Early Childhood Education, Child Development, early care and education, School Readiness

Wendy Wagner Robeson, Ed.D., is a senior research scientist on the Work, Families, & Children Team. Her work at the Centers is focused on child development (birth to age 8), child care policy, early childhood care and education, and school readiness.

Robeson began her career as a middle school language arts, reading, ESL and English teacher in Houston, Texas, after graduating from Boston University with a degree in education, math, and English. After finishing her master’s degree in early childhood education at the University of Houston, Robeson pursued her interest in children’s language development and psycholinguistics at Harvard Graduate School of Education and earned her doctoral degree. In addition, to her research, Robeson has taught at the undergraduate and graduate levels.

Robeson’s vast body of work includes the NICHD Study of Early Child Care and Youth Development, which sought to determine the relationship between children's early experiences and their developmental outcomes, the Massachusetts Early Care and Education and School Readiness Study and the Ready Educators Quality Improvement Pilot.

Sexual Violence, sexual violence prevention in K-12 schools, gender violence, Sexual Harrasment

Nan Stein, Ed.D., is a senior research scientist at the Wellesley Centers for Women. She has conducted research on sexual harassment/gender violence in K-12 schools and teen dating violence for more than 30 years and co-led the Shifting Boundaries, school-based dating violence prevention program. A former middle school social studies teacher, drug and alcohol counselor, and gender equity specialist with the Massachusetts Department of Education, she has collaborated with teachers’ unions and sexual assault/domestic violence agencies throughout the U.S. Stein has authored many book chapters, law review articles, and academic journal articles as well as commentaries for the mainstream media and the educational press, and often served as an expert witness in Title IX/sex discrimination-sexual harassment lawsuits in K-12 schools heard in federal and state courts. She has been featured in scores of print and broadcast media stories. Stein’s research portfolio has been funded by the National Institute of Justice of the U.S. Department of Justice, U.S. Department of Education, Centers for Disease Control and Prevention, the National Education Association, the Open Society Institute of the Soros Foundation, and other private family foundations.

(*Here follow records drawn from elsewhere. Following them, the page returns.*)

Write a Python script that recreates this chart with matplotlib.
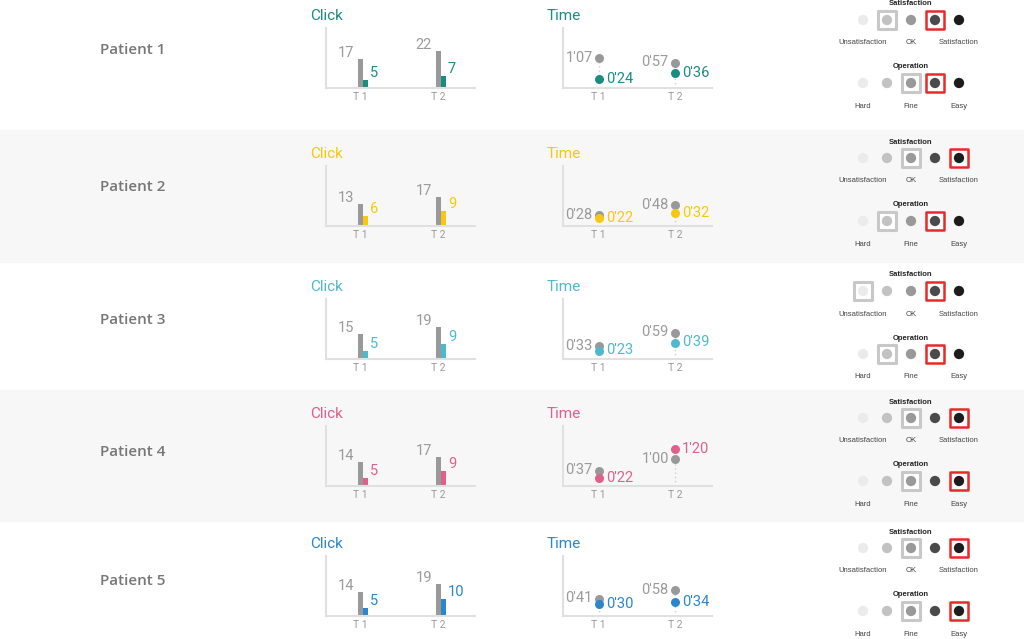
import matplotlib
matplotlib.use("Agg")
import matplotlib.pyplot as plt
from matplotlib.patches import Rectangle

W, H = 1024, 639

# ---------------- data ----------------
patients = ["Patient 1", "Patient 2", "Patient 3", "Patient 4", "Patient 5"]
accent_colors = ["#1a8c80", "#f9c80e", "#4fb8cc", "#e0608c", "#2b87c9"]
tests = ["T 1", "T 2"]
click_gray = [[17, 22], [13, 17], [15, 19], [14, 17], [14, 19]]
click_color = [[5, 7], [6, 9], [5, 9], [5, 9], [5, 10]]
time_gray_s = [[67, 57], [28, 48], [33, 59], [37, 60], [41, 58]]
time_color_s = [[24, 36], [22, 32], [23, 39], [22, 80], [30, 34]]
sat_gray = [2, 3, 1, 3, 3]
sat_red = [4, 5, 4, 5, 5]
op_gray = [3, 2, 2, 3, 3]
op_red = [4, 4, 4, 5, 5]
levels = [1, 2, 3, 4, 5]
level_colors = ["#ebebeb", "#c2c2c2", "#999999", "#4a4a4a", "#1c1c1c"]
sat_labels = {1: "Unsatisfaction", 3: "OK", 5: "Satisfaction"}
op_labels = {1: "Hard", 3: "Fine", 5: "Easy"}

# ---------------- layout ----------------
baselines = [88, 226, 359, 486, 616]
patient_y = [50, 187, 320, 452, 581]
bands = [(130, 262), (390, 521)]

fig = plt.figure(figsize=(W / 100, H / 100), dpi=100)
fig.patch.set_facecolor("white")
for y0, y1 in bands:
    fig.patches.append(Rectangle((0, 1 - y1 / H), 1, (y1 - y0) / H,
                                 transform=fig.transFigure, color="#f7f7f7", zorder=-10))


def add_ax(x0, ytop, w, h):
    ax = fig.add_axes([x0 / W, 1 - (ytop + h) / H, w / W, h / H])
    ax.patch.set_alpha(0)
    return ax


def ftext(x, y, s, **kw):
    fig.text(x / W, 1 - y / H, s, **kw)


def fmt_time(s):
    return f"{s // 60}'{s % 60:02d}"


NUM = dict(family="Roboto", fontsize=10.5)
GRAY = "#9a9a9a"
AXC = "#e0e0e0"


def style_axes(ax):
    for sp in ["top", "right"]:
        ax.spines[sp].set_visible(False)
    for sp in ["left", "bottom"]:
        ax.spines[sp].set_color(AXC)
        ax.spines[sp].set_linewidth(1.5)
    ax.tick_params(length=0, labelsize=7.5, labelcolor="#999999", pad=3)
    ax.set_yticks([])
    for lab in ax.get_xticklabels():
        lab.set_family("Roboto")


for i in range(5):
    b = baselines[i]
    col = accent_colors[i]

    ftext(100, patient_y[i], patients[i], family="Open Sans", fontweight="semibold",
          fontsize=11, color="#777777", va="center", ha="left")

    # ---- Click chart ----
    ax = add_ax(326, b - 60, 149, 60)
    xs = [0, 1]
    bw = 0.064
    ax.bar([x for x in xs], click_gray[i], width=bw, color="#999999", align="center")
    ax.bar([x + bw for x in xs], click_color[i], width=bw, color=col, align="center")
    ax.set_xlim(-0.44, 1.47)
    ax.set_ylim(0, 35.5)
    ax.set_xticks(xs)
    ax.set_xticklabels(tests)
    style_axes(ax)
    for x, g, c in zip(xs, click_gray[i], click_color[i]):
        ax.annotate(str(g), (x - bw / 2, g), xytext=(-4, 2), textcoords="offset pixels",
                    ha="right", va="baseline", color=GRAY, **NUM)
        ax.annotate(str(c), (x + 1.5 * bw, c), xytext=(2, 3), textcoords="offset pixels",
                    ha="left", va="baseline", color=col, **NUM)
    ax.text(-0.107, 1.2, "Click", transform=ax.transAxes, family="Roboto", fontsize=11,
            color=col, ha="left", va="center")

    # ---- Time chart ----
    ax = add_ax(563, b - 60, 149, 60)
    ax.set_xlim(-0.47, 1.49)
    ax.set_ylim(6, 126)
    for x, g, c in zip(xs, time_gray_s[i], time_color_s[i]):
        ax.plot([x, x], [6, max(g, c)], ls=(0, (1, 2)), color="#cfcfcf", lw=1, zorder=1)
    ax.scatter(xs, time_gray_s[i], s=42, color="#999999", zorder=3, linewidths=0)
    ax.scatter(xs, time_color_s[i], s=42, color=col, zorder=3, linewidths=0)
    for x, g, c in zip(xs, time_gray_s[i], time_color_s[i]):
        ax.annotate(fmt_time(g), (x, g), xytext=(-6, 0), textcoords="offset pixels",
                    ha="right", va="center", color=GRAY, **NUM)
        ax.annotate(fmt_time(c), (x, c), xytext=(7, 0), textcoords="offset pixels",
                    ha="left", va="center", color=col, **NUM)
    ax.set_xticks(xs)
    ax.set_xticklabels(tests)
    style_axes(ax)
    ax.text(-0.107, 1.2, "Time", transform=ax.transAxes, family="Roboto", fontsize=11,
            color=col, ha="left", va="center")

    # ---- Rating panel ----
    rx = add_ax(830, b - 92, 170, 117)
    rx.set_xlim(1 - 33 / 24, 1 + 137 / 24)
    rx.set_ylim(25, -92)
    rx.axis("off")
    for (ty, title, labels, g, r) in [(-68, "Satisfaction", sat_labels, sat_gray[i], sat_red[i]),
                                     (-5, "Operation", op_labels, op_gray[i], op_red[i])]:
        rx.text(3, ty - 16, title, family="Liberation Sans", fontweight="bold", fontsize=5.5,
                color="#222222", ha="center", va="center")
        rx.scatter([g], [ty], marker="s", s=150, facecolor="white", edgecolor="#c8c8c8",
                   linewidths=2.2, zorder=2)
        rx.scatter([r], [ty], marker="s", s=150, facecolor="white", edgecolor="#e8292b",
                   linewidths=1.8, zorder=2)
        rx.scatter(levels, [ty] * 5, s=55, c=level_colors, linewidths=0, zorder=3)
        for lv, txt in labels.items():
            rx.text(lv, ty + 23, txt, family="Liberation Sans", fontsize=5.5,
                    color="#444444", ha="center", va="center")

fig.savefig("out.png", dpi=100, facecolor="white")
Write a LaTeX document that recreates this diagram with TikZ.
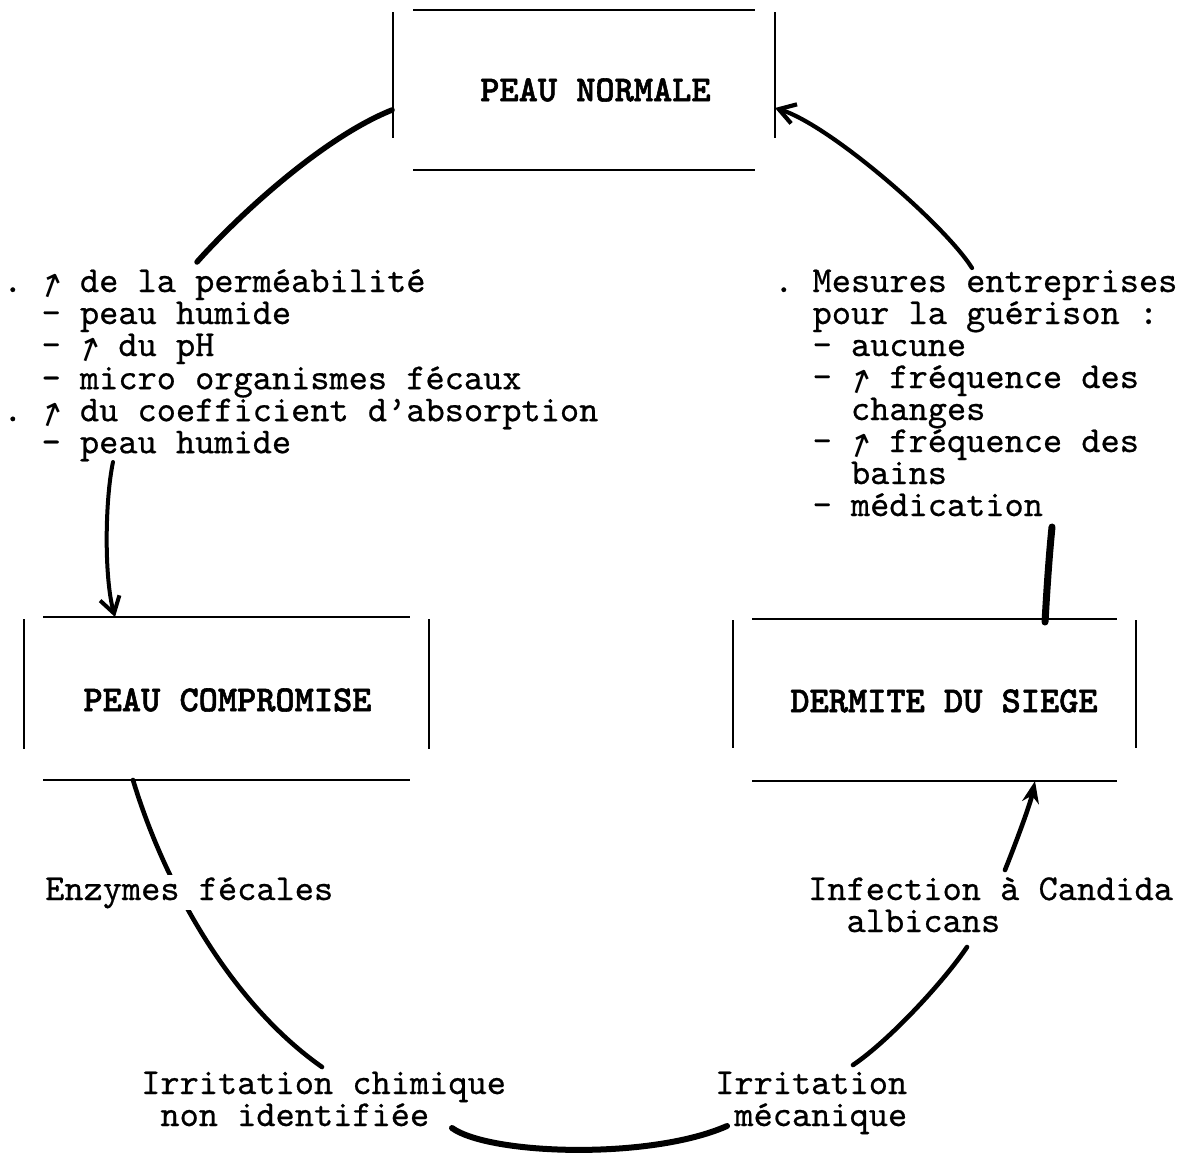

With funding from the National Institute of Justice (NIJ), Stein has been studying schools to prevent Dating Violence/Harassment (DV/H). The long-term goal of this study is helping prevent dating violence, sexual violence, and sexual harassment by employing the most rigorous methods to evaluate strategies for altering the violence-supportive attitudes and norms of youth. The study evaluates the relative effectiveness of Shifting Boundaries, a multi-level approach to DV/H prevention programming (in terms of knowledge, attitudes, intended behavior, behavior, and emotional safety of youth participants) for middle school students in 55 middle schools in a large urban school district.

Stein is also working with the Justice and Gender-Based Violence Research Initiative Team at the Wellesley Centers for Women to document the current landscape (the breadth and differences) of campus approaches to investigations and adjudication of sexual assault. The project will result in guidelines that will assist colleges with assessing their capacity and preparedness to meet new and existing demands for sexual assault response models.

Stein holds a Bachelor of Arts in History from the University of Wisconsin, a Masters of Arts in Teaching from Antioch College Graduate School of Education, and a Doctorate in Education from Harvard University Graduate School of Education. In 2007, she received the Outstanding Contribution to Education award from the Harvard University Graduate School of Education.